Begin GIVEN DATA

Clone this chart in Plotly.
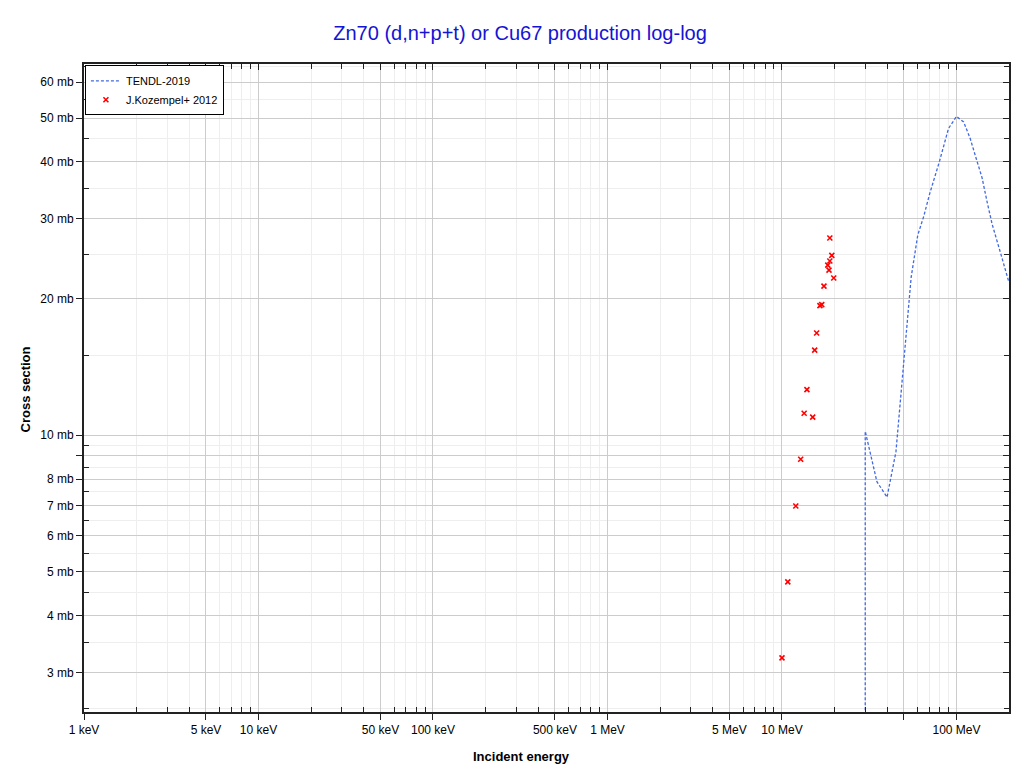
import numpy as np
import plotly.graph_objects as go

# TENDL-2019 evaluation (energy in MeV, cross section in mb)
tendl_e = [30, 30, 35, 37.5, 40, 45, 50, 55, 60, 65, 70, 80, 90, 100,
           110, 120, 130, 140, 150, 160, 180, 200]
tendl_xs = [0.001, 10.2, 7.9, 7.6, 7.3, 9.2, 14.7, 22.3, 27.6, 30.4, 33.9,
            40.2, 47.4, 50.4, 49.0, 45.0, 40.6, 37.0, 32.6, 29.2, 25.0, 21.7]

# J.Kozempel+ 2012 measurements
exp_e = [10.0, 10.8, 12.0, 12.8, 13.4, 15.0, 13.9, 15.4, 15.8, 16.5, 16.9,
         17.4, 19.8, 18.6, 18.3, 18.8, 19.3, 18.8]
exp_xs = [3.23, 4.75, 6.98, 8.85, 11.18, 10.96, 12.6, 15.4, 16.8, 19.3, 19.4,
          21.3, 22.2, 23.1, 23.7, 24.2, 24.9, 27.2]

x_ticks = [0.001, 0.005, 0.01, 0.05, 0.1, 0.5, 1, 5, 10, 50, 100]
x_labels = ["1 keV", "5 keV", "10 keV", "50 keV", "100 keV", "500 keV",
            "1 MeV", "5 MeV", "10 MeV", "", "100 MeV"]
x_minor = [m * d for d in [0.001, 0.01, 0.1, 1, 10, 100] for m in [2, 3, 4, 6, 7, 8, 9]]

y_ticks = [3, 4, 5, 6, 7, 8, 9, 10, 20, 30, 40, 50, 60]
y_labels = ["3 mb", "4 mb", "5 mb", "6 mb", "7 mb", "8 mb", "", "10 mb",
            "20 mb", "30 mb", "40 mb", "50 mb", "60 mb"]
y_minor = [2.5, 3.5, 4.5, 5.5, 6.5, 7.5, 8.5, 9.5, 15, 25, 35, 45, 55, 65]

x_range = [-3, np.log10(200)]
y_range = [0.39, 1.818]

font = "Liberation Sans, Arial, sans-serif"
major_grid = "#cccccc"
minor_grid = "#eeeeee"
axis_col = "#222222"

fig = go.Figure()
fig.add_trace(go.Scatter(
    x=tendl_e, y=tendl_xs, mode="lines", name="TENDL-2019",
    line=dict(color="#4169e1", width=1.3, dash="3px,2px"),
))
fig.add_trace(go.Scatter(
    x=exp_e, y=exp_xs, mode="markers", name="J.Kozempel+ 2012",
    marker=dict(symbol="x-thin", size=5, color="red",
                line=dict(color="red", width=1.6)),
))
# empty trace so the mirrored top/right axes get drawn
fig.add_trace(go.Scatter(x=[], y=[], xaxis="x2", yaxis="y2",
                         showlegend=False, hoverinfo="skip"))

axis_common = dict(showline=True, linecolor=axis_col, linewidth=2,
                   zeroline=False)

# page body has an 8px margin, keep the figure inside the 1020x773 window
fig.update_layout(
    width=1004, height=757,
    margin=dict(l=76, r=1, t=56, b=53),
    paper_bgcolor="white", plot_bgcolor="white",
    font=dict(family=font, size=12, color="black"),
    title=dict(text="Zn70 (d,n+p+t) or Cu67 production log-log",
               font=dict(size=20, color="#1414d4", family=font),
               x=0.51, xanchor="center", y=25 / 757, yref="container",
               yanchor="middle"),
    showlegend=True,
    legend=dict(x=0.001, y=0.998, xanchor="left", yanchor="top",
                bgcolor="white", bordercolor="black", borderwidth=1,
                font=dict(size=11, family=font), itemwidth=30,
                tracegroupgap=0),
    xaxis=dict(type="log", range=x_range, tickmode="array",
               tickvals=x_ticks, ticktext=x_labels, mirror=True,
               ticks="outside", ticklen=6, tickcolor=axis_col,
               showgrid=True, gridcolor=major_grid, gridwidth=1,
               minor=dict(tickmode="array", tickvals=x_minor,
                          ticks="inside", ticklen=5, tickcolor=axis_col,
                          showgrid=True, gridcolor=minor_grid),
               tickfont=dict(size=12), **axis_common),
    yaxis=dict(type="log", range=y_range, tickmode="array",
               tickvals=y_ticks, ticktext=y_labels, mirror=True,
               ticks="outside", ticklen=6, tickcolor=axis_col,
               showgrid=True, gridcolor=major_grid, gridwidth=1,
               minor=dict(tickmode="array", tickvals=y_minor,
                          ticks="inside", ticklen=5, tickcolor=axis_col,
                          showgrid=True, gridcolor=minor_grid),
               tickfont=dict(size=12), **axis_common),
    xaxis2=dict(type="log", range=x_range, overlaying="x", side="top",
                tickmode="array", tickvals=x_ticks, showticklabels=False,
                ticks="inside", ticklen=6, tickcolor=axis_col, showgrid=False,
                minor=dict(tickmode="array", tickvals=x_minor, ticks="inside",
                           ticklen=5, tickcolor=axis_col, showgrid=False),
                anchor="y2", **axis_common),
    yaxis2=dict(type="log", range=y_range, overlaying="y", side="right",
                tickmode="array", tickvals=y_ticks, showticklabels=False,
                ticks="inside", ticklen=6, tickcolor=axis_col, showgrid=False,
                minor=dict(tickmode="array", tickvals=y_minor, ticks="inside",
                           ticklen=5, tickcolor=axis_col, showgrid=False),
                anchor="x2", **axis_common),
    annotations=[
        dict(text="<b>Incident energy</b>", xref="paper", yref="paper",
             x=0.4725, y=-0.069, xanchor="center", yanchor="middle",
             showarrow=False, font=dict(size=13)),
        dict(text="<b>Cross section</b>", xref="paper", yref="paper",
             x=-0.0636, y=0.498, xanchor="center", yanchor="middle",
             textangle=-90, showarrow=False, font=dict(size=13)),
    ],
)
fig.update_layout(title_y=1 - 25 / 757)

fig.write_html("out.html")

End GIVEN DATA

### YOUR TASK
Go from the first line of the listing to the line holding "import plotly.graph_objects as go" and, please, transcribe those lines exactly, both included, with no pictures.

### RESPONSE
Clone this chart in Plotly.
import numpy as np
import plotly.graph_objects as go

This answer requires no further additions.